Washington Schäuble: EZB-Politik lässt deutsche Exporte steigen

Washington · Der Finanzminister weist die Kritik des Internationalen Währungsfonds an den deutschen Exportüberschüssen zurück.

Die Chefin des Internationalen Währungsfonds (IWF), Christine Lagarde, hat ihre Kritik am hohen deutschen Exportüberschuss bekräftigt. Lagarde sagte gestern zum Auftakt der Frühjahrstagung von IWF und Weltbank in Washington mit Blick auf den Überschuss: "Nicht alles davon ist gerechtfertigt."

Lagarde hatte schon zu Wochenbeginn erklärt, Deutschland müsse seinen zu hohen Leistungsbilanzüberschuss von acht Prozent halbieren. Auch der französische Präsidentschaftskandidat Emmanuel Macron hatte den deutschen Überschuss als "nicht mehr tragbar" bezeichnet. Andere Länder werfen Deutschland vor, seinen Wohlstand auf ihre Kosten zu erwirtschaften, indem die deutsche Volkswirtschaft seit Jahrzehnten mehr im Ausland verkauft als einkauft. Gegenstück der überschüssigen Handelsbilanz ist allerdings ein hohes Defizit in der Kapitalbilanz: Deutsche Sparer haben international viel Geld angelegt und finanzieren damit dort Investitionen und Konsum.

Lagarde gestand Deutschland zu, dass die Bundesrepublik bereits am Abbau arbeite und seine Investitionen etwa in Kinderbetreuung und Flüchtlingshilfe ausbaue. "Ich habe Kanzlerin Angela Merkel gesagt, dass Investitionen in den Ausbau der Breitband-Infrastruktur eine gute Idee wären", sagte Lagarde.

Bundesfinanzminister Wolfgang Schäuble (CDU) wies die Kritik in Washington zurück. Die deutsche Wirtschaft sei sehr wettbewerbsfähig, deshalb würden ihre Produkte in aller Welt nachgefragt. Die Geldpolitik der Europäischen Zentralbank (EZB) könne die Bundesregierung zudem nicht beeinflussen. Der deutsche Leistungsbilanzüberschuss sei durch die ultralockere Geldpolitik der EZB seit 2012 gestiegen. Er habe EZB-Chef Mario Draghi zum Start der massiven EZB-Staatsanleihekäufe damals gewarnt, dass Deutschlands Exportplus dadurch weiter zunehmen werde, sagte Schäuble. "Ich kritisiere die EZB-Politik nicht. Aber ich möchte auch nicht für deren Konsequenzen kritisiert werden", sagte Schäuble. Die Anleihekäufe führten zu einem dauerhaft schwächeren Euro-Kurs, der die deutschen Exporte stimuliert.

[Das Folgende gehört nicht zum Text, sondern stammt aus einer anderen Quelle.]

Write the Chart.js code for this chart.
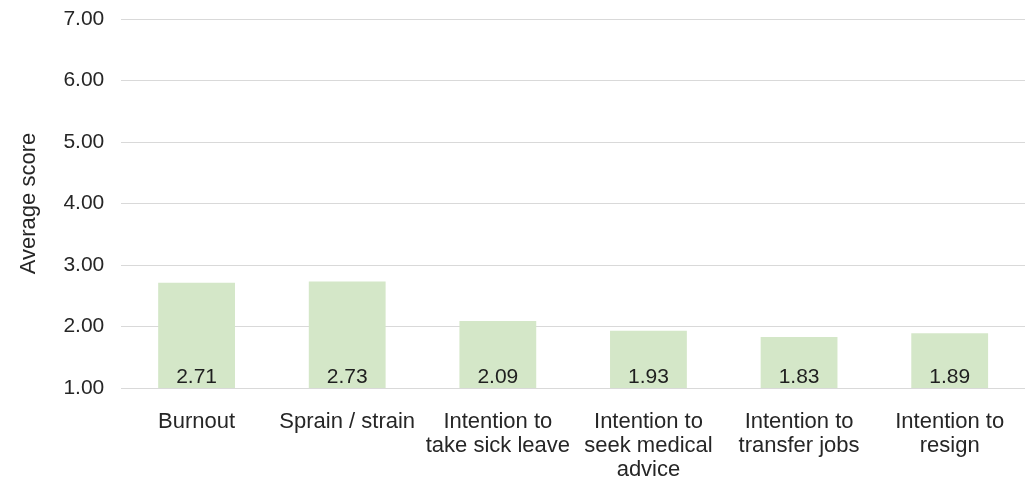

Der Leistungsbilanzüberschuss werde absehbar sinken, weil etwa die Löhne in Deutschland stiegen, prognostizierte der Finanzminister. Allerdings ist ein rückläufiger Trend aktuell noch kaum sichtbar. Das geht aus dem jüngsten Monatsbericht des Bundesfinanzministeriums hervor, der heute erscheint. Demnach verringerte sich der Überschuss im Januar und Februar verglichen zum Vorjahreszeitrum nur um 0,7 auf 34,4 Milliarden Euro. Der reine Handelsbilanzüberschuss war mit 39,3 Milliarden sogar erneut um 2,7 Milliarden Euro höher als im Januar und Februar 2016. "Die deutschen Warenausfuhren dürften auch im weiteren Jahresverlauf zunehmen", so der Monatsbericht. Denn das globale Wirtschaftswachstum ziehe leicht an.